▶ SOURCE RECORDS
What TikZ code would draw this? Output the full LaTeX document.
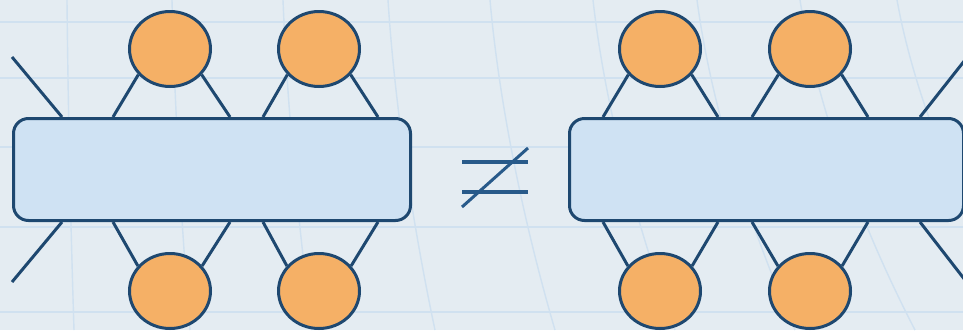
\documentclass[tikz,border=0pt]{standalone}
\usetikzlibrary{shapes.geometric}
\definecolor{bgc}{RGB}{228,236,242}
\definecolor{gridc}{RGB}{208,225,240}
\definecolor{navy}{RGB}{30,72,112}
\definecolor{boxfill}{RGB}{207,226,243}
\definecolor{orangefill}{RGB}{245,176,102}
\definecolor{signc}{RGB}{40,90,138}
\tikzset{
  gridline/.style={draw=gridc, line width=1.4pt},
  tensorbox/.style={draw=navy, fill=boxfill, line width=3pt, rounded corners=15pt, minimum height=102pt, inner sep=0pt},
  blob/.style={ellipse, draw=navy, fill=orangefill, line width=3pt, minimum width=81pt, minimum height=75pt, inner sep=0pt},
  leg/.style={draw=navy, line width=3pt},
  signline/.style={draw=signc, line width=3.5pt}
}
\begin{document}
\begin{tikzpicture}[x=1pt,y=-1pt]
\fill[bgc] (0,0) rectangle (963,330);
\useasboundingbox (0,0) rectangle (963,330);
% background grid
\foreach \yy in {22,78,147,227,312} \draw[gridline] (0,\yy) -- (963,\yy);
\foreach \xt/\xb in {67/74,172/190,283/312,388/435,490/555,593/675,697/795,800/915,897/1030}
  \draw[gridline] (\xt,0) .. controls (\xt+0.15*\xb-0.15*\xt,110) and (\xt+0.55*\xb-0.55*\xt,230) .. (\xb,330);

% ---------- left diagram ----------
\node[tensorbox, minimum width=397pt] (B1) at (212,169.5) {};
\node[blob] (a1) at (170,49) {};
\node[blob] (a2) at (319,49) {};
\node[blob] (a3) at (170,291) {};
\node[blob] (a4) at (319,291) {};
\coordinate (p1) at (113,117);
\coordinate (p2) at (230,117);
\coordinate (p3) at (263,117);
\coordinate (p4) at (378,117);
\coordinate (q1) at (113,222);
\coordinate (q2) at (230,222);
\coordinate (q3) at (263,222);
\coordinate (q4) at (378,222);
\coordinate (lt) at (12,57);
\coordinate (ltb) at (62,117);
\coordinate (lb) at (12,282);
\coordinate (lbb) at (62,222);
\draw[leg] (a1.219) -- (p1);
\draw[leg] (a1.321) -- (p2);
\draw[leg] (a2.219) -- (p3);
\draw[leg] (a2.321) -- (p4);
\draw[leg] (a3.142) -- (q1);
\draw[leg] (a3.38) -- (q2);
\draw[leg] (a4.142) -- (q3);
\draw[leg] (a4.38) -- (q4);
\draw[leg] (lt) -- (ltb);
\draw[leg] (lb) -- (lbb);

% ---------- not-equal sign ----------
\coordinate (s1) at (462,162);
\coordinate (s2) at (528,162);
\coordinate (s3) at (462,192);
\coordinate (s4) at (528,192);
\coordinate (s5) at (462,207);
\coordinate (s6) at (528,148);
\draw[signline] (s1) -- (s2);
\draw[signline] (s3) -- (s4);
\draw[signline, line width=3pt] (s5) -- (s6);

% ---------- right diagram ----------
\node[tensorbox, minimum width=394pt] (B2) at (766.5,169.5) {};
\node[blob] (b1) at (660,49) {};
\node[blob] (b2) at (810,49) {};
\node[blob] (b3) at (660,291) {};
\node[blob] (b4) at (810,291) {};
\coordinate (r1) at (603,117);
\coordinate (r2) at (718,117);
\coordinate (r3) at (752,117);
\coordinate (r4) at (868,117);
\coordinate (u1) at (603,222);
\coordinate (u2) at (718,222);
\coordinate (u3) at (752,222);
\coordinate (u4) at (868,222);
\coordinate (rt) at (965,60);
\coordinate (rtb) at (920,117);
\coordinate (rb) at (965,280);
\coordinate (rbb) at (920,222);
\draw[leg] (b1.219) -- (r1);
\draw[leg] (b1.321) -- (r2);
\draw[leg] (b2.219) -- (r3);
\draw[leg] (b2.321) -- (r4);
\draw[leg] (b3.142) -- (u1);
\draw[leg] (b3.38) -- (u2);
\draw[leg] (b4.142) -- (u3);
\draw[leg] (b4.38) -- (u4);
\draw[leg] (rtb) -- (rt);
\draw[leg] (rbb) -- (rb);
\end{tikzpicture}
\end{document}
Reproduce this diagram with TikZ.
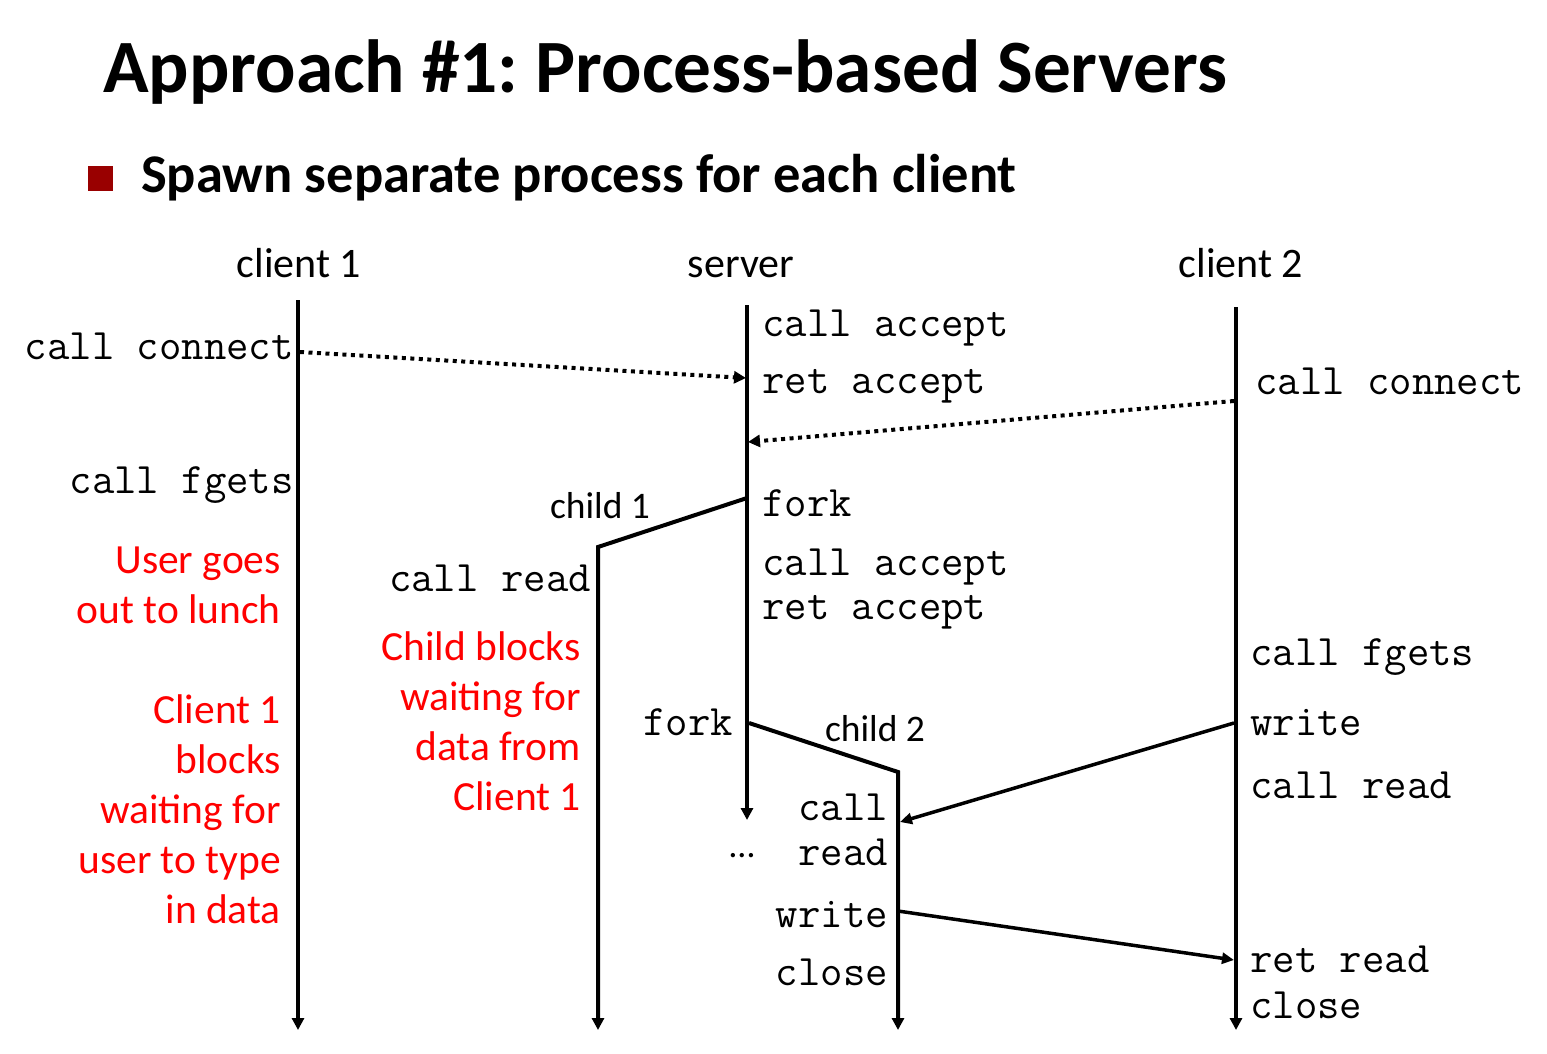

▶ DIRECTIONS FOR THIS TASK
Skip the pictures and transcribe the rest of the records exactly.

▶ TASK RESPONSE
What TikZ code would draw this? Output the full LaTeX document.
\documentclass[tikz,border=0pt]{standalone}
\usetikzlibrary{shapes.geometric}
\definecolor{bgc}{RGB}{228,236,242}
\definecolor{gridc}{RGB}{208,225,240}
\definecolor{navy}{RGB}{30,72,112}
\definecolor{boxfill}{RGB}{207,226,243}
\definecolor{orangefill}{RGB}{245,176,102}
\definecolor{signc}{RGB}{40,90,138}
\tikzset{
  gridline/.style={draw=gridc, line width=1.4pt},
  tensorbox/.style={draw=navy, fill=boxfill, line width=3pt, rounded corners=15pt, minimum height=102pt, inner sep=0pt},
  blob/.style={ellipse, draw=navy, fill=orangefill, line width=3pt, minimum width=81pt, minimum height=75pt, inner sep=0pt},
  leg/.style={draw=navy, line width=3pt},
  signline/.style={draw=signc, line width=3.5pt}
}
\begin{document}
\begin{tikzpicture}[x=1pt,y=-1pt]
\fill[bgc] (0,0) rectangle (963,330);
\useasboundingbox (0,0) rectangle (963,330);
% background grid
\foreach \yy in {22,78,147,227,312} \draw[gridline] (0,\yy) -- (963,\yy);
\foreach \xt/\xb in {67/74,172/190,283/312,388/435,490/555,593/675,697/795,800/915,897/1030}
  \draw[gridline] (\xt,0) .. controls (\xt+0.15*\xb-0.15*\xt,110) and (\xt+0.55*\xb-0.55*\xt,230) .. (\xb,330);

% ---------- left diagram ----------
\node[tensorbox, minimum width=397pt] (B1) at (212,169.5) {};
\node[blob] (a1) at (170,49) {};
\node[blob] (a2) at (319,49) {};
\node[blob] (a3) at (170,291) {};
\node[blob] (a4) at (319,291) {};
\coordinate (p1) at (113,117);
\coordinate (p2) at (230,117);
\coordinate (p3) at (263,117);
\coordinate (p4) at (378,117);
\coordinate (q1) at (113,222);
\coordinate (q2) at (230,222);
\coordinate (q3) at (263,222);
\coordinate (q4) at (378,222);
\coordinate (lt) at (12,57);
\coordinate (ltb) at (62,117);
\coordinate (lb) at (12,282);
\coordinate (lbb) at (62,222);
\draw[leg] (a1.219) -- (p1);
\draw[leg] (a1.321) -- (p2);
\draw[leg] (a2.219) -- (p3);
\draw[leg] (a2.321) -- (p4);
\draw[leg] (a3.142) -- (q1);
\draw[leg] (a3.38) -- (q2);
\draw[leg] (a4.142) -- (q3);
\draw[leg] (a4.38) -- (q4);
\draw[leg] (lt) -- (ltb);
\draw[leg] (lb) -- (lbb);

% ---------- not-equal sign ----------
\coordinate (s1) at (462,162);
\coordinate (s2) at (528,162);
\coordinate (s3) at (462,192);
\coordinate (s4) at (528,192);
\coordinate (s5) at (462,207);
\coordinate (s6) at (528,148);
\draw[signline] (s1) -- (s2);
\draw[signline] (s3) -- (s4);
\draw[signline, line width=3pt] (s5) -- (s6);

% ---------- right diagram ----------
\node[tensorbox, minimum width=394pt] (B2) at (766.5,169.5) {};
\node[blob] (b1) at (660,49) {};
\node[blob] (b2) at (810,49) {};
\node[blob] (b3) at (660,291) {};
\node[blob] (b4) at (810,291) {};
\coordinate (r1) at (603,117);
\coordinate (r2) at (718,117);
\coordinate (r3) at (752,117);
\coordinate (r4) at (868,117);
\coordinate (u1) at (603,222);
\coordinate (u2) at (718,222);
\coordinate (u3) at (752,222);
\coordinate (u4) at (868,222);
\coordinate (rt) at (965,60);
\coordinate (rtb) at (920,117);
\coordinate (rb) at (965,280);
\coordinate (rbb) at (920,222);
\draw[leg] (b1.219) -- (r1);
\draw[leg] (b1.321) -- (r2);
\draw[leg] (b2.219) -- (r3);
\draw[leg] (b2.321) -- (r4);
\draw[leg] (b3.142) -- (u1);
\draw[leg] (b3.38) -- (u2);
\draw[leg] (b4.142) -- (u3);
\draw[leg] (b4.38) -- (u4);
\draw[leg] (rtb) -- (rt);
\draw[leg] (rbb) -- (rb);
\end{tikzpicture}
\end{document}
Reproduce this diagram with TikZ.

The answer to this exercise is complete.